As Australia’s largest telco, Telstra, prepares to shutter its 2G network for good, with the company revealing that its 3G network could meet the same fate as early as 2020.
The company will be shutting down its 2G network on 1 December, in a move that will is likely to see customers in some areas forced to obtain 3G handsets to continue making use of their services.
Likewise, customers may have to upgrade again in, or around, 2020, with the company’s COO, Brendan Riley, revealing long-term plans to transition away from its 3G network within just a handful of years.
“You can expect after 2020 that that we would need to retire the 3G network and many of the vertical platforms that we’ve created over a long period of time as the world of networks becomes more software-defined,” Riley said during Telstra’s Investor Day on 17 November.
Citing increasing wireless network data demands arising from burgeoning online video, the Internet of Things (IoT), and online transactions such as internet banking, Riley suggested that the company’s networks will require substantial improvement to handle rapidly growing demand.
“We’re looking at 5X traffic growth in the next five years in terms of data on our networks," Riley added.
"And when you look at the capacity that’s going to be required by 2020 on our networks, we need to build 80 per cent of that between now and 2020.
“What we’re going to be committing to is to increase our traffic growth five-fold while holding our underlying cost flat in networks.
"And we’re going to do that with new architectures, and we’re going to be leveraging the partnerships and all of the experience that we have.
“As 4G is more optimised for data, 5G is going to be far more optimised for video. So network 2020 is a substantial and significant transformation of the underlying Telstra network infrastructure environment."
Riley’s comments come as Telstra reveals how it intends to spend up to half of a proposed $3 billion systems and operations investment boost into building out its “networks for the future”.

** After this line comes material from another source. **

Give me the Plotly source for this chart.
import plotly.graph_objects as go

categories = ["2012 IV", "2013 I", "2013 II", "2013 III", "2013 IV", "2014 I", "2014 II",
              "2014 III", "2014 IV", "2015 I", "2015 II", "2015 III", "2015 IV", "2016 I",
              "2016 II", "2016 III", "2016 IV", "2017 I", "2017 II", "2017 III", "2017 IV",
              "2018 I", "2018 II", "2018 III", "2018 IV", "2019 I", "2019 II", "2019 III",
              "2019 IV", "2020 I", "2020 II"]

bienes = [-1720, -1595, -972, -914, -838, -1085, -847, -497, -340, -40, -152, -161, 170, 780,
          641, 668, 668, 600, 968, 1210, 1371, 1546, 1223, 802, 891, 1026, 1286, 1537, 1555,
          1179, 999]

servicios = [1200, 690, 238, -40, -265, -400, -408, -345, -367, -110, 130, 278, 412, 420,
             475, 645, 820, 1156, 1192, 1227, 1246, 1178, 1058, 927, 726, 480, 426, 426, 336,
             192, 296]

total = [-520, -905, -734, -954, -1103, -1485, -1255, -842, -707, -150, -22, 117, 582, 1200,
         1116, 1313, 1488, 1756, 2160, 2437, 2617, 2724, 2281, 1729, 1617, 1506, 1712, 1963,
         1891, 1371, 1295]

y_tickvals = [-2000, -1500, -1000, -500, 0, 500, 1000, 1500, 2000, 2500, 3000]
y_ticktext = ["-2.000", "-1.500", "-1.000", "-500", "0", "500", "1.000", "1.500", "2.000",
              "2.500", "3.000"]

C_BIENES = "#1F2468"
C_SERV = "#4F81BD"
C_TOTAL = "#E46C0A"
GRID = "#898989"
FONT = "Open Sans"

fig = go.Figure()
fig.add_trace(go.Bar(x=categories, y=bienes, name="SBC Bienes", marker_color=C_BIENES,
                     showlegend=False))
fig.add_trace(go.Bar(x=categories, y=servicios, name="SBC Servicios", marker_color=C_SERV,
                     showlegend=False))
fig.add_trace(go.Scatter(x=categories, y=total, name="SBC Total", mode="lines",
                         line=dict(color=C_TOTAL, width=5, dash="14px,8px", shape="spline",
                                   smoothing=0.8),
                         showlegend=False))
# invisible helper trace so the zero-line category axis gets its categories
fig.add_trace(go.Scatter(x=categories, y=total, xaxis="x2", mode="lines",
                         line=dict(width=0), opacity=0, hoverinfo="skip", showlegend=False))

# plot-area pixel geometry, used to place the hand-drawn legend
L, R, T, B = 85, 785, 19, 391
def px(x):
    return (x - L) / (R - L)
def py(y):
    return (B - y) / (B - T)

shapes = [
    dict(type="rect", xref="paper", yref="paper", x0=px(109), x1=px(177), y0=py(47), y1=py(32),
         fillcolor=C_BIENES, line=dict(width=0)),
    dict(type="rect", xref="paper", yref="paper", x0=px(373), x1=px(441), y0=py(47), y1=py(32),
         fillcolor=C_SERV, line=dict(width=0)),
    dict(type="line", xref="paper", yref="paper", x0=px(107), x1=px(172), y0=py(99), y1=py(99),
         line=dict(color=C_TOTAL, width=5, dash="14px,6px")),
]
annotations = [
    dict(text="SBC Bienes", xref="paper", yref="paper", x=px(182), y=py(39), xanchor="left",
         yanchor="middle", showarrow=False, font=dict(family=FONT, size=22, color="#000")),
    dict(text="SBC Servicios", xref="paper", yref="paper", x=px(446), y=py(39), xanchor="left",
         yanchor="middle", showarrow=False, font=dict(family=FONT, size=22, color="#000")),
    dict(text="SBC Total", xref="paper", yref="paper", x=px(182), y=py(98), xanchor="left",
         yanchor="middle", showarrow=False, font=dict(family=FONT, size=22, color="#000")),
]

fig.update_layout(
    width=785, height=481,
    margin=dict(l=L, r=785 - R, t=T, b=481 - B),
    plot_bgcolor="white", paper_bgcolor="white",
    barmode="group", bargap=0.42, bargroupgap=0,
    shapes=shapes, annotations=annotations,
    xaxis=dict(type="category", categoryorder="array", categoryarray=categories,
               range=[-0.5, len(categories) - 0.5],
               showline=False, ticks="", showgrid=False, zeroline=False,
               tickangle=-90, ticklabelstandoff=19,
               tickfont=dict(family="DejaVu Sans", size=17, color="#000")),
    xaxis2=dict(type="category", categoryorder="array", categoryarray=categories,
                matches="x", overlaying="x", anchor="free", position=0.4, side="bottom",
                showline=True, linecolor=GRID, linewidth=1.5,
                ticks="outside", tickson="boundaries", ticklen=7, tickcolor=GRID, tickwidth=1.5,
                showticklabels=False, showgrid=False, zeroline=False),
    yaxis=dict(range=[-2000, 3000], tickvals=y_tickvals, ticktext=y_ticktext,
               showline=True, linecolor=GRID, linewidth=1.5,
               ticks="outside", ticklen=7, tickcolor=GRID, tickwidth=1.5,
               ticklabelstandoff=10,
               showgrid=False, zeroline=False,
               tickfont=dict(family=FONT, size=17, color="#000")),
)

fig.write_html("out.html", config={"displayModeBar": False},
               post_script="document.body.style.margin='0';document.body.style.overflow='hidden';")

The company told shareholders that the investment will include more than $1.5 billion in building out networks, $1 billion in accelerating the digitisation of the business, and up to $500 million on other customer experience-related improvements.
“We will leverage new technology to deliver higher availability and performance, and unlock new sources of differentiation for our customers," Telstra CEO, Andrew Penn, said.
The move follows a series of network troubles suffered by Telstra earlier in the year, with the company experiencing a nation-wide mobile network outage in February that wiped out mobile voice and data services across the country.